As we noted in Suitts, the doctrine of law of the case has long been the rule in this jurisdiction. See Palmer v. Dermitt, 102 Idaho 591, 595, 635 P.2d 955, 959 (1981); Creem v. Northwestern Mut. Fire Ass’n of Seattle, Wash., 58 Idaho 349, 352, 74 P.2d *873702, 703 (1937); Unfried v. Libert, 23 Idaho 603, 606, 131 P. 660, 661 (1913); Hall v. Blackman, 9 Idaho 555, 75 P. 608 (1904). In fact, this Court has often compared the doctrine of law of the case with the principle of res judicata, indicating that an appellate court is bound by the law of the case. See Idaho Dept. of Law Enforcement v. One 1955 Willys Jeep, 100 Idaho 150, 157, 595 P.2d 299, 306 (1979) (Bistline, J., dissenting); Creem v. Northwestern Mut. Fire Ass’n of Seattle, Wash., 58 Idaho 349, 358, 74 P.2d 702, 705 (1937) (Ailshie, J., dissenting in part); Hall v. Blackman, 9 Idaho 555, 559-560, 75 P. 608, 609 (1904).

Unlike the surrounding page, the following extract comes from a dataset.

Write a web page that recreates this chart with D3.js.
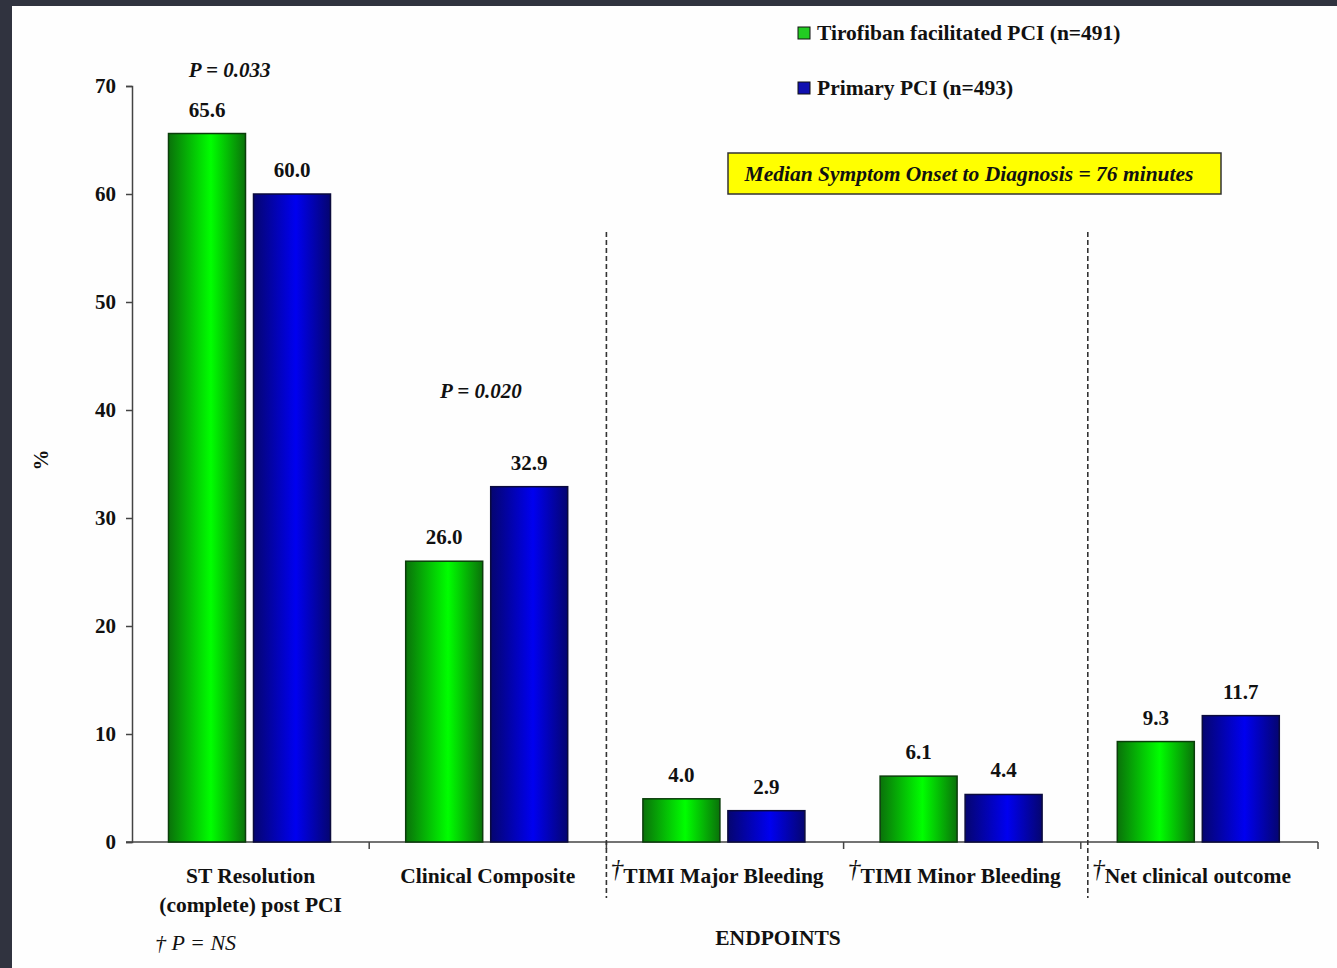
<!DOCTYPE html>
<html>
<head>
<meta charset="utf-8">
<script src="https://cdn.jsdelivr.net/npm/d3@7"></script>
<style>
  html, body { margin: 0; padding: 0; background: #30333f; }
  svg { display: block; }
  text { font-family: "Liberation Serif", "Times New Roman", serif; fill: #111; }
</style>
</head>
<body>
<svg id="chart" width="1337" height="968"></svg>
<script>
// ---- data ----
const categories = ["ST Resolution|(complete) post PCI", "Clinical Composite", "TIMI Major Bleeding", "TIMI Minor Bleeding", "Net clinical outcome"];
const daggered = [false, false, true, true, true];
const seriesNames = ["Tirofiban facilitated PCI (n=491)", "Primary PCI (n=493)"];
const tirofibanValues = [65.6, 26.0, 4.0, 6.1, 9.3];
const primaryValues = [60.0, 32.9, 2.9, 4.4, 11.7];
const yTicks = [0, 10, 20, 30, 40, 50, 60, 70];
const pAnnotations = [{cat: 0, text: "P = 0.033", value: 70.8}, {cat: 1, text: "P = 0.020", value: 41.1}];

const svg = d3.select("#chart");
svg.append("rect").attr("x", 12).attr("y", 6).attr("width", 1337 - 12).attr("height", 968 - 6).attr("fill", "#fefefe");

const x0 = d3.scaleBand().domain(categories).range([132, 1318]).paddingInner(0).paddingOuter(0);
const x1 = d3.scaleBand().domain(seriesNames).range([36.5, 198.5]).paddingInner(8 / 85);
const y = d3.scaleLinear().domain([0, 70]).range([842, 86]);

const defs = svg.append("defs");
function grad(id, edge, mid) {
  const g = defs.append("linearGradient").attr("id", id).attr("x1", "0%").attr("x2", "100%").attr("y1", "0%").attr("y2", "0%");
  g.append("stop").attr("offset", "0%").attr("stop-color", edge);
  g.append("stop").attr("offset", "55%").attr("stop-color", mid);
  g.append("stop").attr("offset", "100%").attr("stop-color", edge);
}
grad("gGreen", "#0a720a", "#00ff00");
grad("gBlue", "#050570", "#0000f0");
const fills = ["url(#gGreen)", "url(#gBlue)"];
const strokes = ["#0b3d0b", "#0b0b3d"];

// y axis
const yAxis = d3.axisLeft(y).tickValues(yTicks).tickSize(6).tickPadding(10).tickFormat(d3.format("d"));
const gy = svg.append("g").attr("transform", "translate(132,0)").call(yAxis);
gy.select(".domain").attr("stroke", "#444").attr("stroke-width", 1.5);
gy.selectAll(".tick line").attr("stroke", "#444").attr("stroke-width", 1.5);
gy.selectAll(".tick text").attr("font-family", "Liberation Serif").attr("font-weight", "bold").attr("font-size", 21).attr("fill", "#111");

// x axis line and boundary ticks
svg.append("line").attr("x1", 126).attr("x2", x0.range()[1]).attr("y1", y(0)).attr("y2", y(0)).attr("stroke", "#444").attr("stroke-width", 1.5);
const boundaries = categories.map(c => x0(c) + x0.bandwidth());
svg.selectAll("line.xtick").data(boundaries).join("line").attr("class", "xtick")
  .attr("x1", d => d).attr("x2", d => d).attr("y1", y(0)).attr("y2", y(0) + 7)
  .attr("stroke", "#444").attr("stroke-width", 1.5);

// dashed separators
const sepX = [x0(categories[2]), x0(categories[4]) + 7];
svg.selectAll("line.sep").data(sepX).join("line").attr("class", "sep")
  .attr("x1", d => d).attr("x2", d => d).attr("y1", 232).attr("y2", 898)
  .attr("stroke", "#333").attr("stroke-width", 1.6).attr("stroke-dasharray", "5,3");

// bars
const rows = categories.map((c, i) => ({cat: c, vals: [tirofibanValues[i], primaryValues[i]]}));
const groups = svg.selectAll("g.cat").data(rows).join("g").attr("class", "cat")
  .attr("transform", d => `translate(${x0(d.cat)},0)`);
groups.selectAll("rect").data(d => d.vals.map((v, j) => ({v, j}))).join("rect")
  .attr("x", d => x1(seriesNames[d.j]))
  .attr("width", x1.bandwidth())
  .attr("y", d => y(d.v))
  .attr("height", d => y(0) - y(d.v))
  .attr("fill", d => fills[d.j])
  .attr("stroke", d => strokes[d.j]).attr("stroke-width", 1.5);
groups.selectAll("text.val").data(d => d.vals.map((v, j) => ({v, j}))).join("text").attr("class", "val")
  .attr("x", d => x1(seriesNames[d.j]) + x1.bandwidth() / 2)
  .attr("y", d => y(d.v) - 17)
  .attr("text-anchor", "middle").attr("font-weight", "bold").attr("font-size", 21)
  .text(d => d.v.toFixed(1));

// P annotations
svg.selectAll("text.pann").data(pAnnotations).join("text").attr("class", "pann")
  .attr("x", d => x0(categories[d.cat]) + x0.bandwidth() / 2 - 21 + (d.cat === 1 ? 14 : 0))
  .attr("y", d => y(d.value))
  .attr("text-anchor", "middle").attr("font-weight", "bold").attr("font-style", "italic").attr("font-size", 21)
  .text(d => d.text);

// category labels
categories.forEach((c, i) => {
  const cx = x0(c) + x0.bandwidth() / 2;
  const lines = c.split("|");
  const t = svg.append("text").attr("x", cx - (daggered[i] ? 8 : 0)).attr("y", 883)
    .attr("text-anchor", "middle").attr("font-weight", "bold").attr("font-size", 21.5);
  if (daggered[i]) {
    t.append("tspan").attr("font-style", "italic").attr("font-weight", "normal").attr("font-size", 26).attr("dy", -6).text("†");
    t.append("tspan").attr("dy", 6).text(lines[0]);
  } else {
    t.append("tspan").text(lines[0]);
  }
  if (lines[1]) {
    svg.append("text").attr("x", cx).attr("y", 912).attr("text-anchor", "middle")
      .attr("font-weight", "bold").attr("font-size", 21.5).text(lines[1]);
  }
});

// footnote & x title
svg.append("text").attr("x", 155).attr("y", 950).attr("font-style", "italic").attr("font-size", 22).text("† P = NS");
svg.append("text").attr("x", 778).attr("y", 945).attr("text-anchor", "middle").attr("font-weight", "bold").attr("font-size", 21.5).text("ENDPOINTS");

// y title
svg.append("text").attr("transform", "translate(48,460) rotate(-90)").attr("text-anchor", "middle")
  .attr("font-weight", "bold").attr("font-size", 21).text("%");

// legend
const legendColors = ["#22cc22", "#1010b0"];
const lg = svg.selectAll("g.leg").data(seriesNames).join("g").attr("class", "leg")
  .attr("transform", (d, i) => `translate(798,${27 + i * 55})`);
lg.append("rect").attr("width", 12).attr("height", 12).attr("fill", (d, i) => legendColors[i]).attr("stroke", "#111").attr("stroke-width", 1);
lg.append("text").attr("x", 19).attr("y", 13).attr("font-weight", "bold").attr("font-size", 21.5).text(d => d);

// yellow box
svg.append("rect").attr("x", 728).attr("y", 153).attr("width", 493).attr("height", 41)
  .attr("fill", "#ffff00").attr("stroke", "#333").attr("stroke-width", 1.5);
svg.append("text").attr("x", 969).attr("y", 181).attr("text-anchor", "middle").attr("font-weight", "bold").attr("font-style", "italic").attr("font-size", 21.5)
  .text("Median Symptom Onset to Diagnosis = 76 minutes");
</script>
</body>
</html>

The Industrial Commission correctly applied the law announced by this Court in Barker I to the facts of this case. Accordingly, the order of the Industrial Commission is affirmed; costs to respondent.

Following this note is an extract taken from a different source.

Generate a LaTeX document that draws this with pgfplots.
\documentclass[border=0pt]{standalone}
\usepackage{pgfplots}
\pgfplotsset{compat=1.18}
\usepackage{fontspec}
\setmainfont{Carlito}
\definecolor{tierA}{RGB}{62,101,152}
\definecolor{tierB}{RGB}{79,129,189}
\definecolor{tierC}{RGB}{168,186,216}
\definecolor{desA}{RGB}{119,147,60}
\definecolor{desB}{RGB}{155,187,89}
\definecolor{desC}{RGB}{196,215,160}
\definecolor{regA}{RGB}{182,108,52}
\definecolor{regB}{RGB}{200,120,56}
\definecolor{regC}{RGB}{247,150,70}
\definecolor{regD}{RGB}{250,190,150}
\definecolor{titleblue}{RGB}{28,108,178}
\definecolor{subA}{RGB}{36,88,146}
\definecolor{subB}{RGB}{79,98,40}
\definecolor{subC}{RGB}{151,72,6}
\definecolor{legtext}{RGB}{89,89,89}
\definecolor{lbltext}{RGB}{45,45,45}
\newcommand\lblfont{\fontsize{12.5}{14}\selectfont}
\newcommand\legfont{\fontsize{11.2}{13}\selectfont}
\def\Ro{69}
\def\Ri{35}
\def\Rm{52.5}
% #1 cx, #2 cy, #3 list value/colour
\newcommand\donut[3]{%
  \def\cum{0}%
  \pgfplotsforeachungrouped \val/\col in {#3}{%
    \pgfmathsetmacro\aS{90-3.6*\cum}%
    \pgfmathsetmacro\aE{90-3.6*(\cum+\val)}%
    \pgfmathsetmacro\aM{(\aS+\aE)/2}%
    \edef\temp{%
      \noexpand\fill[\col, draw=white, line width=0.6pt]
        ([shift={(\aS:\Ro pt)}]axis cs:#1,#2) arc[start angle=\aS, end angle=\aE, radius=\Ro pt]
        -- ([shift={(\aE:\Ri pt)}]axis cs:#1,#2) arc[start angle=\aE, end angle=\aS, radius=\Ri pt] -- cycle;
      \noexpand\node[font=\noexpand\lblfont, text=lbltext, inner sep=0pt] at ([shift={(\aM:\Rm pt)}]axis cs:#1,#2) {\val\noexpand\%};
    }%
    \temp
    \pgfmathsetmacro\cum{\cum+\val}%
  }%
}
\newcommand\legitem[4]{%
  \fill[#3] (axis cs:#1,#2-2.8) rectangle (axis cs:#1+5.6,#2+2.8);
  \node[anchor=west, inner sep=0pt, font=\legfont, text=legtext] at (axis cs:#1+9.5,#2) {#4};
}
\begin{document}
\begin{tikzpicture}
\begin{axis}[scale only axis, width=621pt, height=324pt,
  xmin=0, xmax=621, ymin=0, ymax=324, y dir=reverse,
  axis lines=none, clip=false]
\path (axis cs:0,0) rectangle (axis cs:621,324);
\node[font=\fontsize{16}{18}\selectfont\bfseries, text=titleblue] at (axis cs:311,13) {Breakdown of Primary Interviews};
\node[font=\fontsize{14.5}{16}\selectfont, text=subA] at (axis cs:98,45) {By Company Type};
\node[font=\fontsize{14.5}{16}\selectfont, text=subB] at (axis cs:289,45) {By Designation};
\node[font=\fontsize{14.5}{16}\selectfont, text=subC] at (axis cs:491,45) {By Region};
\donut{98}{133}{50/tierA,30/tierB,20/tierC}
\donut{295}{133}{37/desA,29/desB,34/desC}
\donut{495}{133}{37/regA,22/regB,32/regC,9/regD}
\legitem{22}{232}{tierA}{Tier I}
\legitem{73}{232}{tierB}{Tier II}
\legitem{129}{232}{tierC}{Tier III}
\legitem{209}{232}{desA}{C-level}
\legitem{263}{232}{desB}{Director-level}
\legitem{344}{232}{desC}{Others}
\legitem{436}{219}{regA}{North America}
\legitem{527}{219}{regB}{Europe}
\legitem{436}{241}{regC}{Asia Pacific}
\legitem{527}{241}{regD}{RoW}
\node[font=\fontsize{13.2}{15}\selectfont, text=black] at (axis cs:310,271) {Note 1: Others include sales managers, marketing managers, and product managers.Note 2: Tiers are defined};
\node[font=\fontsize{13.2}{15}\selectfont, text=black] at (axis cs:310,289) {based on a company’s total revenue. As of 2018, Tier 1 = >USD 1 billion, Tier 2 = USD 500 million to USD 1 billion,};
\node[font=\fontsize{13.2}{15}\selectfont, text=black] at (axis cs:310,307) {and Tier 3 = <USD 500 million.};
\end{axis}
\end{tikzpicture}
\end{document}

. Workmen’s compensation may only be collected by employees who are injured or killed within the course of employment, I.C. § 72-102(14)(a); I.C. § 72-201. The general rule is that a worker traveling to and from an employer’s place of business is not within the course of employment. Clark v. Daniel Morine Constr. Co., 98 Idaho 114, 559 P.2d 293 (1977). However, an exception to this "coming and going” rule is made when there is a special risk or service incident to the employee’s employment involved in his travel. Ridgeway v. Combined Ins. Companies of America, 98 Idaho 410, 565 P.2d 1367 (1977); Jaynes v. Potlatch Forests, 75 Idaho 297, 271 P.2d 1016 (1954).